Dataset extract:
_ _ _ _

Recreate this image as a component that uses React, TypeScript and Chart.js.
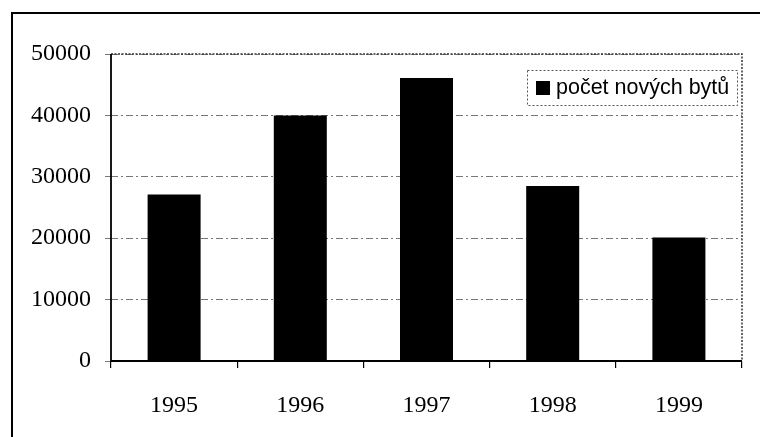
import React, { useEffect, useRef } from "react";
import { Chart, registerables } from "chart.js";

Chart.register(...registerables);

const categories = ["1995", "1996", "1997", "1998", "1999"];
const seriesLabel = "počet nových bytů";
const values = [27100, 40000, 46100, 28500, 20100];
const yMin = 0;
const yMax = 50000;
const yStep = 10000;

const SERIF = "'Liberation Serif', 'Times New Roman', serif";
const SANS = "'Liberation Sans', Arial, sans-serif";

const boxLegend = {
  id: "boxLegend",
  afterDraw(chart: any) {
    const ctx = chart.ctx;
    const ds = chart.data.datasets[0];
    const x0 = 527, y0 = 70, x1 = 737, y1 = 105;
    ctx.save();
    ctx.setLineDash([2, 2]);
    ctx.strokeStyle = "#555";
    ctx.lineWidth = 1;
    ctx.strokeRect(x0 + 0.5, y0 + 0.5, x1 - x0, y1 - y0);
    ctx.setLineDash([]);
    ctx.fillStyle = ds.backgroundColor;
    ctx.fillRect(536, 81, 14, 14);
    ctx.fillStyle = "#000";
    ctx.font = `21.5px ${SANS}`;
    ctx.textBaseline = "middle";
    ctx.textAlign = "left";
    ctx.fillText(ds.label, 556, 88);
    ctx.restore();
  },
};

const plotBorder = {
  id: "plotBorder",
  afterDatasetsDraw(chart: any) {
    const { ctx, chartArea } = chart;
    ctx.save();
    ctx.strokeStyle = "#333";
    ctx.lineWidth = 1.5;
    ctx.setLineDash([2, 1.5]);
    ctx.beginPath();
    ctx.moveTo(chartArea.left, chartArea.top);
    ctx.lineTo(chartArea.right, chartArea.top);
    ctx.lineTo(chartArea.right, chartArea.bottom);
    ctx.stroke();
    ctx.setLineDash([]);
    ctx.strokeStyle = "#000";
    ctx.lineWidth = 1.8;
    ctx.beginPath();
    ctx.moveTo(chartArea.left, chartArea.top);
    ctx.lineTo(chartArea.left, chartArea.bottom);
    ctx.lineTo(chartArea.right, chartArea.bottom);
    ctx.stroke();
    ctx.restore();
  },
};

export default function App() {
  const ref = useRef<HTMLCanvasElement>(null);
  useEffect(() => {
    if (!ref.current) return;
    const chart = new Chart(ref.current, {
      type: "bar",
      data: {
        labels: categories,
        datasets: [
          {
            label: seriesLabel,
            data: values,
            backgroundColor: "#000000",
            borderWidth: 0,
            categoryPercentage: 1,
            barPercentage: 0.42,
          },
        ],
      },
      plugins: [boxLegend, plotBorder],
      options: {
        responsive: false,
        animation: false,
        devicePixelRatio: 1,
        layout: { padding: { left: 0, right: 18, top: 54, bottom: 0 } },
        plugins: {
          legend: { display: false },
          tooltip: { enabled: false },
          title: { display: false },
        },
        scales: {
          x: {
            grid: {
              display: true,
              drawOnChartArea: false,
              offset: true,
              tickLength: 7,
              color: "#000",
              lineWidth: 1.2,
            },
            border: { display: false },
            ticks: {
              color: "#000",
              font: { family: SERIF, size: 24 },
              padding: 23,
              maxRotation: 0,
            },
            afterFit(scale: any) {
              scale.height = 76;
            },
          },
          y: {
            min: yMin,
            max: yMax,
            grid: {
              color: "#777",
              lineWidth: 1,
              tickLength: 6,
            },
            border: { display: false, dash: [7, 3, 2, 3] },
            ticks: {
              stepSize: yStep,
              color: "#000",
              font: { family: SERIF, size: 24 },
              padding: 14,
              callback: (v: any) => String(v),
            },
            afterFit(scale: any) {
              scale.width = 111;
            },
          },
        },
      },
    } as any);
    return () => chart.destroy();
  }, []);

  return (
    <div
      style={{
        position: "fixed",
        left: 0,
        top: 0,
        width: 760,
        height: 437,
        background: "#fff",
        overflow: "hidden",
      }}
    >
      <div
        style={{
          position: "absolute",
          left: 11,
          top: 12,
          width: 800,
          height: 500,
          borderLeft: "2px solid #000",
          borderTop: "2px solid #000",
        }}
      />
      <canvas
        ref={ref}
        width={760}
        height={437}
        style={{ position: "absolute", left: 0, top: 0, width: 760, height: 437 }}
      />
    </div>
  );
}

_ _ _ _

Problem to solve: Up to and including the line containing "const yStep = 10000;", repeat every line from the start of the data, but none of the pictures.

Response to this task:
Recreate this image as a component that uses React, TypeScript and Chart.js.
import React, { useEffect, useRef } from "react";
import { Chart, registerables } from "chart.js";

Chart.register(...registerables);

const categories = ["1995", "1996", "1997", "1998", "1999"];
const seriesLabel = "počet nových bytů";
const values = [27100, 40000, 46100, 28500, 20100];
const yMin = 0;
const yMax = 50000;
const yStep = 10000;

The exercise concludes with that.